Ringfort (Rath), Creegh, Co. Clare
Co. Clare |
Ringforts
In the townland of Creegh, in the west of County Clare, the ground holds the outline of a rath, one of thousands of circular earthwork enclosures that early medieval farming families built across Ireland between roughly the fifth and twelfth centuries.
A rath, at its most basic, was a defended farmstead, a raised circular bank of earth, sometimes reinforced with a ditch or timber palisade, enclosing a household and its outbuildings. What makes any individual example worth pausing over is precisely how ordinary it once was. These were not ceremonial monuments or royal seats in most cases, but the everyday architecture of a rural society that has otherwise left very little above ground.
Creegh sits in a part of Clare shaped by the particular rhythms of Atlantic farming and the long shadow of Gaelic land organisation. The broader landscape is dotted with such enclosures, many of them worn almost flat by centuries of agriculture, others still readable as slight rises in a field, or as the kind of circular hedge line that a farmer will work around without quite knowing why. The rath form persisted so long and spread so widely across Ireland that archaeologists estimate there may be forty thousand or more surviving examples, making them among the most common ancient monument types on the island, and paradoxically among the least examined individually.

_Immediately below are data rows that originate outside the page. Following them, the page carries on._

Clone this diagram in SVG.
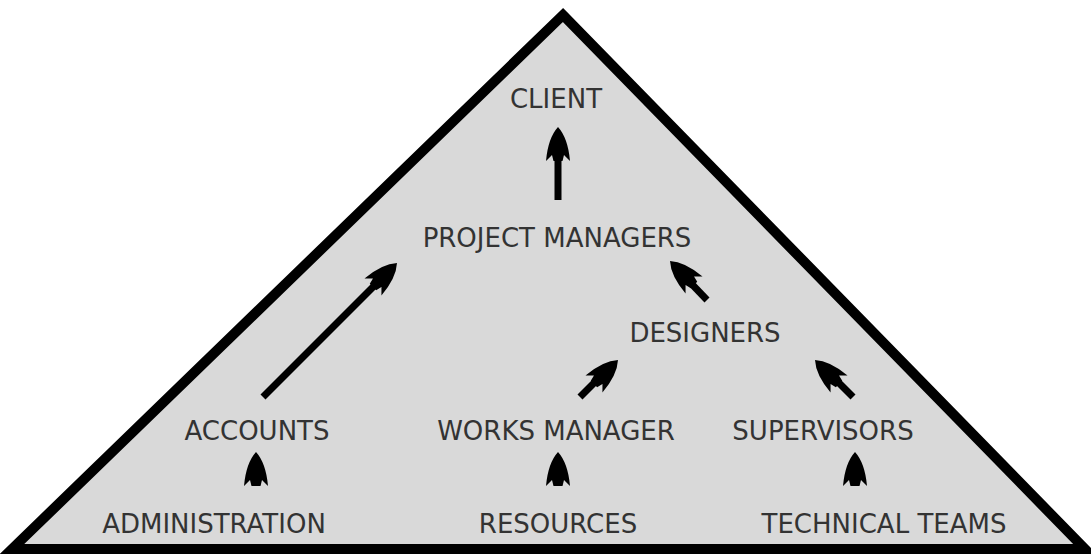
<svg xmlns="http://www.w3.org/2000/svg" xmlns:xlink="http://www.w3.org/1999/xlink" width="1091" height="556" viewBox="0 0 1091 556">
<style>
.lbl{font-family:"DejaVu Sans","Liberation Sans",sans-serif;font-size:26px;fill:#333;text-anchor:middle}
.shaft{stroke:#000;stroke-width:7;fill:none}
.head{fill:#000}
</style>
<defs>
<path id="head" d="M0,0 Q10,11 12,34 L6,28 L4.5,34 L-4.5,34 L-6,28 L-12,34 Q-10,11 0,0 Z"/>
</defs>
<rect width="1091" height="556" fill="#fff"/>
<g id="pyramid">
<path d="M563,15 L1085,549 L12,549 Z" fill="#d9d9d9" stroke="#000" stroke-width="10" stroke-linejoin="miter" stroke-miterlimit="10"/>
</g>
<g id="client"><text class="lbl" x="556" y="108">CLIENT</text></g>
<g id="project-managers"><text class="lbl" x="557" y="247">PROJECT MANAGERS</text></g>
<g id="designers"><text class="lbl" x="705" y="342">DESIGNERS</text></g>
<g id="accounts"><text class="lbl" x="257" y="440">ACCOUNTS</text></g>
<g id="works-manager"><text class="lbl" x="556" y="440">WORKS MANAGER</text></g>
<g id="supervisors"><text class="lbl" x="823" y="440">SUPERVISORS</text></g>
<g id="administration"><text class="lbl" x="214" y="533">ADMINISTRATION</text></g>
<g id="resources"><text class="lbl" x="558" y="533">RESOURCES</text></g>
<g id="technical-teams"><text class="lbl" x="884" y="533">TECHNICAL TEAMS</text></g>
<g id="connectors">
<line class="shaft" x1="558" y1="200" x2="558" y2="150"/>
<use href="#head" class="head" transform="translate(558,127)"/>
<line class="shaft" x1="263" y1="397" x2="380" y2="280"/>
<use href="#head" class="head" transform="translate(397,263) rotate(45)"/>
<line class="shaft" x1="707" y1="300" x2="685" y2="277"/>
<use href="#head" class="head" transform="translate(670,261) rotate(-45)"/>
<line class="shaft" x1="580" y1="397" x2="602" y2="375"/>
<use href="#head" class="head" transform="translate(618,360) rotate(45)"/>
<line class="shaft" x1="853" y1="397" x2="831" y2="375"/>
<use href="#head" class="head" transform="translate(815,360) rotate(-45)"/>
<use href="#head" class="head" transform="translate(256,452)"/>
<use href="#head" class="head" transform="translate(558,452)"/>
<use href="#head" class="head" transform="translate(855,452)"/>
</g>
</svg>
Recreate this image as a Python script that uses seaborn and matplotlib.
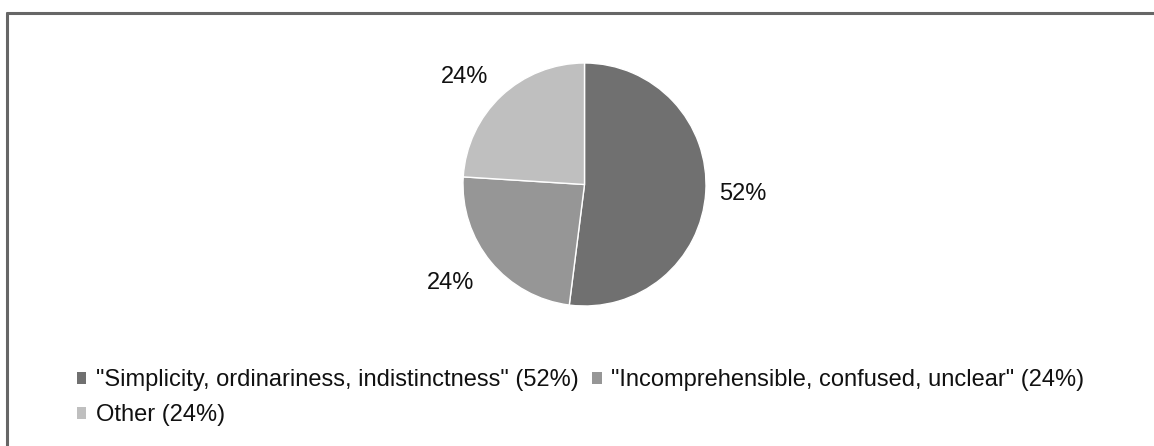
import matplotlib
matplotlib.use("Agg")
import matplotlib.pyplot as plt
from matplotlib.lines import Line2D
from matplotlib.patches import Patch
import seaborn as sns

# Survey answers and their shares (%)
categories = [
    '"Simplicity, ordinariness, indistinctness"',
    '"Incomprehensible, confused, unclear"',
    'Other',
]
shares = [52, 24, 24]
colors = ["#707070", "#969696", "#bfbfbf"]

sns.set_theme(style="white")
plt.rcParams["font.family"] = ["Liberation Sans", "DejaVu Sans"]

W, H = 1154, 446
fig = plt.figure(figsize=(W / 100, H / 100), dpi=100)
fig.patch.set_facecolor("white")

# Pie placed by pixel geometry: centre and radius
cx, cy, r = 584.5, 184.5, 121.5
ax = fig.add_axes([(cx - r) / W, (H - cy - r) / H, 2 * r / W, 2 * r / H])
wedges, _, autotexts = ax.pie(
    shares,
    colors=colors,
    startangle=90,
    counterclock=False,
    autopct=lambda p: f"{p:.0f}%",
    pctdistance=1.32,
    wedgeprops=dict(edgecolor="white", linewidth=1),
    textprops=dict(fontsize=17, color="#111111"),
)
# best-fit style placement of the percentage labels (in radius units)
label_xy = [(1.305, -0.078), (-1.099, -0.811), (-0.984, 0.885)]
for t, (lx, ly) in zip(autotexts, label_xy):
    t.set_position((lx, ly))
    t.set_ha("center")
    t.set_va("center")
ax.set_xlim(-1, 1)
ax.set_ylim(-1, 1)
ax.set_aspect("equal")
ax.axis("off")

# Legend: two rows, first row holds the first two answers
labels = [f"{c} ({v}%)" for c, v in zip(categories, shares)]
handles = [Patch(facecolor=col, edgecolor="none") for col in colors]
order = [0, 2, 1]
fig.legend(
    [handles[i] for i in order],
    [labels[i] for i in order],
    ncol=2,
    loc="upper left",
    bbox_to_anchor=(77 / W, 1 - 369 / H),
    frameon=False,
    fontsize=17,
    handlelength=0.4,
    handleheight=0.4,
    handletextpad=0.4,
    columnspacing=0.58,
    labelspacing=0.55,
    borderaxespad=0,
    borderpad=0,
    labelcolor="#111111",
)

# Outer chart border (top and left edges visible)
fig.add_artist(Line2D([6.5 / W, 1], [1 - 12.5 / H, 1 - 12.5 / H],
                      transform=fig.transFigure, color="#666666", linewidth=2.2))
fig.add_artist(Line2D([6.5 / W, 6.5 / W], [0, 1 - 12.5 / H],
                      transform=fig.transFigure, color="#666666", linewidth=2.2))

fig.savefig("out.png", dpi=100, facecolor="white")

The available detail on this particular site in Creegh is thin, which itself says something. Many raths in the Irish midlands and west remain recorded but little studied, their interiors unexcavated, their precise dates unknown, their occupants entirely anonymous. What can be said is that the townland name and the monument type together place this enclosure within a landscape that was farmed and settled continuously for well over a millennium, and that the earthwork, however modest it may appear, was once the centre of someone's world.